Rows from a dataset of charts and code
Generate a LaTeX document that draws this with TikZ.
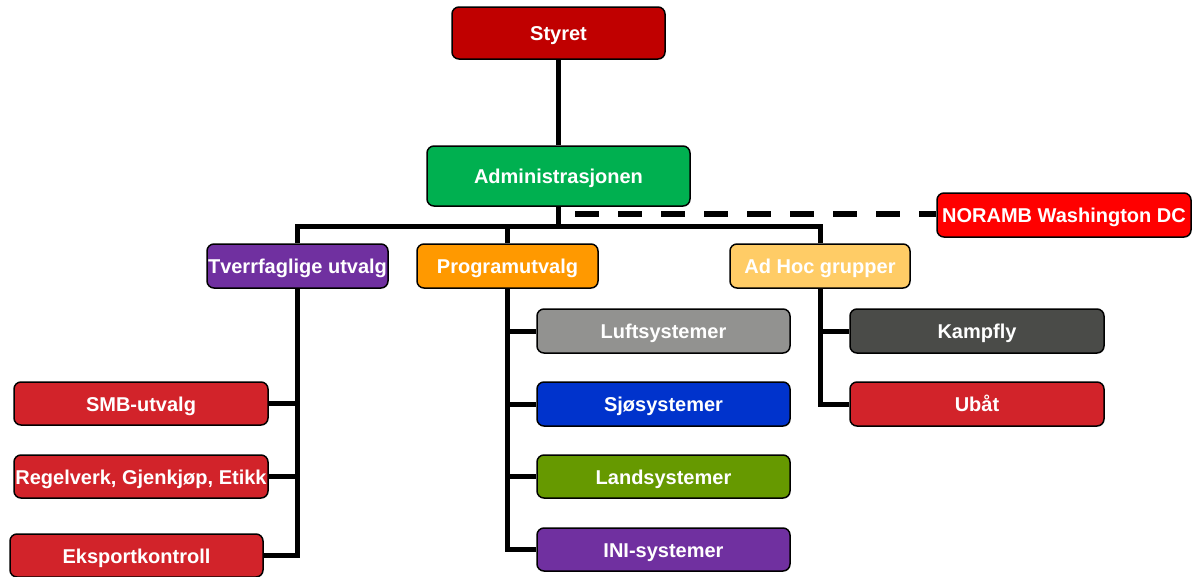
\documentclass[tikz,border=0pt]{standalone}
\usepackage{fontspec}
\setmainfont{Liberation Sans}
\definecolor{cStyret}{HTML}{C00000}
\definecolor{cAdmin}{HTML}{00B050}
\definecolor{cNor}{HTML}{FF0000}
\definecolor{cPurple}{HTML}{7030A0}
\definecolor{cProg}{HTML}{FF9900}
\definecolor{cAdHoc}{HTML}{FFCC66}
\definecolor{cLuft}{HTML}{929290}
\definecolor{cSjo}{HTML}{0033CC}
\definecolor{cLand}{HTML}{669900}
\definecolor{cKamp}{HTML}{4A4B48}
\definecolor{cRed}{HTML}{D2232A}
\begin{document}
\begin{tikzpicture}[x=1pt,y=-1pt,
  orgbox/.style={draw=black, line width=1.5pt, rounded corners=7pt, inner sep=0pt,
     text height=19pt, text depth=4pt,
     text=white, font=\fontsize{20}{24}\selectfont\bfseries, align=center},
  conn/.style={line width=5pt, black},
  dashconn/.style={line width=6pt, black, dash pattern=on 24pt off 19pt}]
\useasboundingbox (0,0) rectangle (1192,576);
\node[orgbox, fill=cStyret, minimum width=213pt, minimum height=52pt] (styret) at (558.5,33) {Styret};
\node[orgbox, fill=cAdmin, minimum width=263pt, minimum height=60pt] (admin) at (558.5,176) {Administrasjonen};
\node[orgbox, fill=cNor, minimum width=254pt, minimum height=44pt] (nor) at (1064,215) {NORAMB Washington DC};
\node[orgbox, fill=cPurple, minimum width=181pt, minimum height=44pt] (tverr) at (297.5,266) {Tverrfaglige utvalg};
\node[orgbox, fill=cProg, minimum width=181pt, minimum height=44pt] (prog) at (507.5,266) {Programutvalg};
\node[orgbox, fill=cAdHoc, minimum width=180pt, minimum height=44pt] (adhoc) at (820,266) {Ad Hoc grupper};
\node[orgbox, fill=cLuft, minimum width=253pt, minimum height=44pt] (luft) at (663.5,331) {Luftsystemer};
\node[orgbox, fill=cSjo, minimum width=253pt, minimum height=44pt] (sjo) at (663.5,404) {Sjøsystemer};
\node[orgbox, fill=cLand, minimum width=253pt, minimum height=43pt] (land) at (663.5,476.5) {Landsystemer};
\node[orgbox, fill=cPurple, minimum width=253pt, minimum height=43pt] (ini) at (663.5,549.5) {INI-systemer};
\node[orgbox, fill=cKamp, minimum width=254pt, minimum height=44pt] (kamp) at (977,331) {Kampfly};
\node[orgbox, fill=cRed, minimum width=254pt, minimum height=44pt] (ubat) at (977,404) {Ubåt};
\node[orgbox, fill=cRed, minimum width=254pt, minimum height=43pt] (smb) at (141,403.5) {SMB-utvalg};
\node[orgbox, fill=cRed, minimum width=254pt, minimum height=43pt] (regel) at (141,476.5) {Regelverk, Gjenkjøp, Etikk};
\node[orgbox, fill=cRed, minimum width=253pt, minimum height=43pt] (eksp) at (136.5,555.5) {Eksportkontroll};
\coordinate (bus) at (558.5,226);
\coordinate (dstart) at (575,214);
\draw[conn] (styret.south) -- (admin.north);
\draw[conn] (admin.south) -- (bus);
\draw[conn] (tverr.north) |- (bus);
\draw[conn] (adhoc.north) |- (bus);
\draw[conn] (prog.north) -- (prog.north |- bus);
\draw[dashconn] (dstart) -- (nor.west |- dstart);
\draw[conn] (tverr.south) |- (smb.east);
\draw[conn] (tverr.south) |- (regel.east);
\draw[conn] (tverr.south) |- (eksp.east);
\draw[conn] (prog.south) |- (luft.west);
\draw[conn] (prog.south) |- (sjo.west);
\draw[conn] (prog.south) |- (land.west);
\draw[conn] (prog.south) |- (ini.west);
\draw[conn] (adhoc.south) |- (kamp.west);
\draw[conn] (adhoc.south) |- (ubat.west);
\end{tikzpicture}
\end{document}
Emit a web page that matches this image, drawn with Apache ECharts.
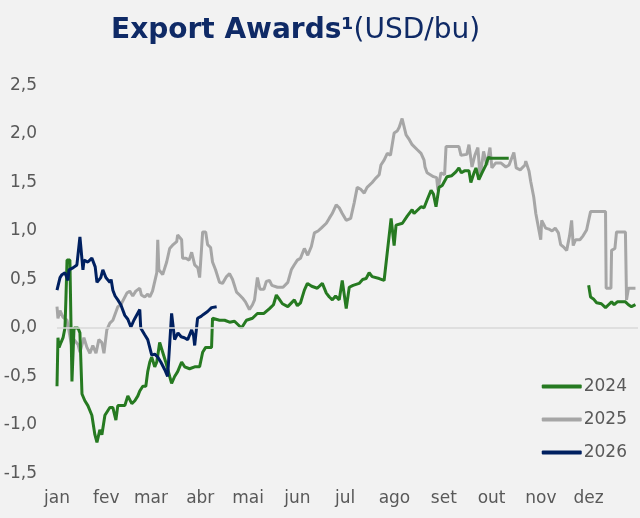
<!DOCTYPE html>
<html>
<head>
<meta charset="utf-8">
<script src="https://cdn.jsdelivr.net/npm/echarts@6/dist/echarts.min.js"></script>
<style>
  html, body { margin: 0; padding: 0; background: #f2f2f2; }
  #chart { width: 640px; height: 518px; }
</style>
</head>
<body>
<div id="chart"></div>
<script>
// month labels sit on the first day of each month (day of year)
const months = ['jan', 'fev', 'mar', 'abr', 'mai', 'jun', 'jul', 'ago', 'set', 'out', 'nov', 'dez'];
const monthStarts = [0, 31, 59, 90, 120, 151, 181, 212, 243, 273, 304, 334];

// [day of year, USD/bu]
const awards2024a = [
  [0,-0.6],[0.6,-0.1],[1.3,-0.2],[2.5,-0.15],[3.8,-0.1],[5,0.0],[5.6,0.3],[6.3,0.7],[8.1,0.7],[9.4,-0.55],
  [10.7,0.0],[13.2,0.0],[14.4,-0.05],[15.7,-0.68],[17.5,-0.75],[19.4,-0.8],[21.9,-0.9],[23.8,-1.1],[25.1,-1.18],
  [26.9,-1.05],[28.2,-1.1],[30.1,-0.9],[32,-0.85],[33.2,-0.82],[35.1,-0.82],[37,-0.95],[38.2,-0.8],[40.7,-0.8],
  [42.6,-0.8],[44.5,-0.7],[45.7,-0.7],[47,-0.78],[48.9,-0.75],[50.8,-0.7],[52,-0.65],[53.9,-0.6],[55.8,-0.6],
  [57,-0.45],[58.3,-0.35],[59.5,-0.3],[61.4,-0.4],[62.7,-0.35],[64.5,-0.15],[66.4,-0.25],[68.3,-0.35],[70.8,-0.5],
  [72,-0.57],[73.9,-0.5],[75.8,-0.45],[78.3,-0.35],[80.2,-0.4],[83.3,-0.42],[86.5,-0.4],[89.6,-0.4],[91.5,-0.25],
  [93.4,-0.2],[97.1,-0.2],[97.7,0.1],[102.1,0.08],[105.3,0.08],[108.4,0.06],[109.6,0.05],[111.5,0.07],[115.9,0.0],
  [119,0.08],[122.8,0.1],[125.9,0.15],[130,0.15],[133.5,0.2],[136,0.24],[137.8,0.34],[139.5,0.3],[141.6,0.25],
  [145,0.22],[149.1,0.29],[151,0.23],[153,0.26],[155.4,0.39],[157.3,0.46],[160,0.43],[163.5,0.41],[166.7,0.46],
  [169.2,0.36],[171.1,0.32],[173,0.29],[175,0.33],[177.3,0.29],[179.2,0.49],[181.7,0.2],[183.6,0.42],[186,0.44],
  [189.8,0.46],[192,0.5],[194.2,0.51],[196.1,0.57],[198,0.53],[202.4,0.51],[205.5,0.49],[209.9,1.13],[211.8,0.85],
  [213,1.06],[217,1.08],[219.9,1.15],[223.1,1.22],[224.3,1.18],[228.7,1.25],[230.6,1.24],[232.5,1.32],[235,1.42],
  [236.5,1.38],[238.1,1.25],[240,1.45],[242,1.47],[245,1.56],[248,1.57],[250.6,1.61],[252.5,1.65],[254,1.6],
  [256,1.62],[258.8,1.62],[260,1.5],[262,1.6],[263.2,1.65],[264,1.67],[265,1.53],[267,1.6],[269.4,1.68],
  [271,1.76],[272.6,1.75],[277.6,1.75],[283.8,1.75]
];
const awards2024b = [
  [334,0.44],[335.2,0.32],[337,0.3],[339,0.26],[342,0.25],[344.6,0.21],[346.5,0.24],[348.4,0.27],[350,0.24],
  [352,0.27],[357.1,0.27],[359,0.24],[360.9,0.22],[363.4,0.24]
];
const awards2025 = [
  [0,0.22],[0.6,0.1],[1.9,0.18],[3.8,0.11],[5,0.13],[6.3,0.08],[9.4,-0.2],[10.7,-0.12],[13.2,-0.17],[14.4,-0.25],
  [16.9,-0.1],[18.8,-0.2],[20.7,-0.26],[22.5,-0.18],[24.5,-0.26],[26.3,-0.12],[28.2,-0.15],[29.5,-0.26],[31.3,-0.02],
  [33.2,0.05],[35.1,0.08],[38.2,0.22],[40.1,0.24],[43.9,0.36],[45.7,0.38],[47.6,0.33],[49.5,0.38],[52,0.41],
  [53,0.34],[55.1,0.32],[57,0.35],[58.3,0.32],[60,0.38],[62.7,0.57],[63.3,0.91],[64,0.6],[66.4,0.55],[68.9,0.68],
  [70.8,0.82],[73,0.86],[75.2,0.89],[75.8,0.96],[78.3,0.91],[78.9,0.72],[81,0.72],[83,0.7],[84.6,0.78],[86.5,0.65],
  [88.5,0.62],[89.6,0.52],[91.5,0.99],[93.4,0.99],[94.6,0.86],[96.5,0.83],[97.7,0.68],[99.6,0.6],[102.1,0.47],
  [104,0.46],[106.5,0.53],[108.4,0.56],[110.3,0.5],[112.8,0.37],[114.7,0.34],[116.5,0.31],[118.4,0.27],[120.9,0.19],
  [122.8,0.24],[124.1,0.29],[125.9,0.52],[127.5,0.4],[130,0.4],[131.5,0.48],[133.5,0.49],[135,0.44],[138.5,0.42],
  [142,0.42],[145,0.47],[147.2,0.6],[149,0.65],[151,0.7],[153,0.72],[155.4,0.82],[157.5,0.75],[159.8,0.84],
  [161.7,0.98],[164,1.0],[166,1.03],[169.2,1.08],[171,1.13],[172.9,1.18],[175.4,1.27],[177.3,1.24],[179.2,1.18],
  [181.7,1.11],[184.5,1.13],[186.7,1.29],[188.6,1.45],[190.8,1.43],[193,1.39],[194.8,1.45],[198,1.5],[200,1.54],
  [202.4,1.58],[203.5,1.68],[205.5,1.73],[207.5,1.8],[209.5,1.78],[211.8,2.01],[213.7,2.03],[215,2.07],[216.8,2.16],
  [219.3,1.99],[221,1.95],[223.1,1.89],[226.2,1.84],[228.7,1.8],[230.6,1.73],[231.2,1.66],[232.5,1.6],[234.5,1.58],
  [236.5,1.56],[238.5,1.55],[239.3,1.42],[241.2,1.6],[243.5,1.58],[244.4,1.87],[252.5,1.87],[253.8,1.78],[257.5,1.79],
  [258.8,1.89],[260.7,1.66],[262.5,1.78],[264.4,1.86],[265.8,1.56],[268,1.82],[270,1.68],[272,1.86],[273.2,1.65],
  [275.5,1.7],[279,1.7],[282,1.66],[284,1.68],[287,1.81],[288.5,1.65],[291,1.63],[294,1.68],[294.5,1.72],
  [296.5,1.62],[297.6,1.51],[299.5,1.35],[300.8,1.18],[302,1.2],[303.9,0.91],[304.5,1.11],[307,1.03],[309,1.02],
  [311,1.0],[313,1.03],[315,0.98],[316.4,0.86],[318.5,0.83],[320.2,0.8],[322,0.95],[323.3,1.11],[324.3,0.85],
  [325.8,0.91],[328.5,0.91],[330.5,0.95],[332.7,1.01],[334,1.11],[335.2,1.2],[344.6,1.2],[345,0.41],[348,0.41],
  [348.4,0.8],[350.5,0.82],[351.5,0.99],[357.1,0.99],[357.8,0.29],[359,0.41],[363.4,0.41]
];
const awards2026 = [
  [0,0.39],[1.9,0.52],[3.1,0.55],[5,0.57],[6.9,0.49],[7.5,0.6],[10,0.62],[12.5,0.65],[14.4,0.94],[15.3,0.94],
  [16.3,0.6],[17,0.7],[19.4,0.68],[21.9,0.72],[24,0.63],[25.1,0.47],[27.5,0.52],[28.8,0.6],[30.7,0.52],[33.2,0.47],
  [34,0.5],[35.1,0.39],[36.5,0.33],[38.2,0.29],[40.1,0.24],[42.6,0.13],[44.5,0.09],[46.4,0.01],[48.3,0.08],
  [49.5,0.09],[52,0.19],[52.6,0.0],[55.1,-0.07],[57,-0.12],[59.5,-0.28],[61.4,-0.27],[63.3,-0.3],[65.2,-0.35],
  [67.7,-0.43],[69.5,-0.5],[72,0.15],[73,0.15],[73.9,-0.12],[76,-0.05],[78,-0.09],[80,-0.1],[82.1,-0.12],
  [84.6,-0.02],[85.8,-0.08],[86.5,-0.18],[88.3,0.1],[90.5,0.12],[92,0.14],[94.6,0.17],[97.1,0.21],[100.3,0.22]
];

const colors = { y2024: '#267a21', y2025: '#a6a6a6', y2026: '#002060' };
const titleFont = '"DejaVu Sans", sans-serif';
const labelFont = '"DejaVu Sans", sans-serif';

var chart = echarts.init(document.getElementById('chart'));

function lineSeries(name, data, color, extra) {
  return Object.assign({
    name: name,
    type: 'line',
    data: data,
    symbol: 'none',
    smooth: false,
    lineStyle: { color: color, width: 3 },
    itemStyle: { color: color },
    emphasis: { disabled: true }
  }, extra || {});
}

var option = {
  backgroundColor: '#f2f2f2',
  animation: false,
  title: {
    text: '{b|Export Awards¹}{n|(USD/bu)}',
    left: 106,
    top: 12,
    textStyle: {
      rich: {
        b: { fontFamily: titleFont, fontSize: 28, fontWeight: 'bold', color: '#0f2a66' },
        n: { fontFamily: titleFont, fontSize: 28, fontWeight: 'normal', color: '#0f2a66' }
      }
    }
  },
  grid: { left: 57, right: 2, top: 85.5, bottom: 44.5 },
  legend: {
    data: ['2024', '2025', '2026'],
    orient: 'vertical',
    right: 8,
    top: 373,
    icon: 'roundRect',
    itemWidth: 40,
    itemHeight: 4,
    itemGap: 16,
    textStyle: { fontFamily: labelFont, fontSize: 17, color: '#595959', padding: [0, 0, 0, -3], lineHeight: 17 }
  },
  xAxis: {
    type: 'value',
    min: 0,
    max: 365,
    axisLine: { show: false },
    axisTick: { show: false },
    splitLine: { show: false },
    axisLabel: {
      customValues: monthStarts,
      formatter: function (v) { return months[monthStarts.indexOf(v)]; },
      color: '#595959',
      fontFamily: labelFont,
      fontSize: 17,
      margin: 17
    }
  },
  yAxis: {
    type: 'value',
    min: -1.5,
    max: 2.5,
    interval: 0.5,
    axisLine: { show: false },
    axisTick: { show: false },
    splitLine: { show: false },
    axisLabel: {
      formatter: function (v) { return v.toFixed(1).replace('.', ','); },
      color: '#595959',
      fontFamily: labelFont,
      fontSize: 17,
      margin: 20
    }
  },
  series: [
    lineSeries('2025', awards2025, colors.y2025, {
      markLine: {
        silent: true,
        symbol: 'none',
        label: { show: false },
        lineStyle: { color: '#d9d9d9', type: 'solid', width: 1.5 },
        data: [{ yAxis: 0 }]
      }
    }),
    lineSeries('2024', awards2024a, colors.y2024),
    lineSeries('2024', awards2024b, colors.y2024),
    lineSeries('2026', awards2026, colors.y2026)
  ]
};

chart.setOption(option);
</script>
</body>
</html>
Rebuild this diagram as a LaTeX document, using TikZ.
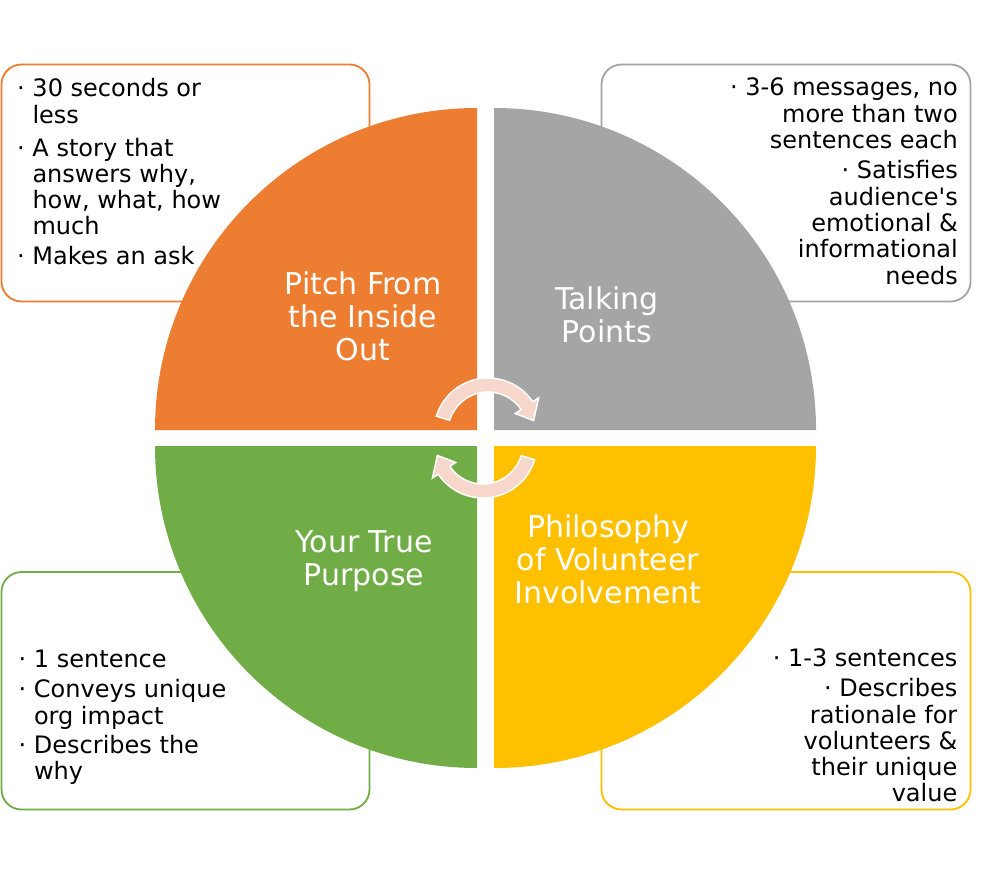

» **Requirements**
From the records above, copy only the lines running from the line containing "Emit a web page" to the line containing "273, 304, 334];", both ends included. Leave the pictures out.

» **Task result**
Emit a web page that matches this image, drawn with Apache ECharts.
<!DOCTYPE html>
<html>
<head>
<meta charset="utf-8">
<script src="https://cdn.jsdelivr.net/npm/echarts@6/dist/echarts.min.js"></script>
<style>
  html, body { margin: 0; padding: 0; background: #f2f2f2; }
  #chart { width: 640px; height: 518px; }
</style>
</head>
<body>
<div id="chart"></div>
<script>
// month labels sit on the first day of each month (day of year)
const months = ['jan', 'fev', 'mar', 'abr', 'mai', 'jun', 'jul', 'ago', 'set', 'out', 'nov', 'dez'];
const monthStarts = [0, 31, 59, 90, 120, 151, 181, 212, 243, 273, 304, 334];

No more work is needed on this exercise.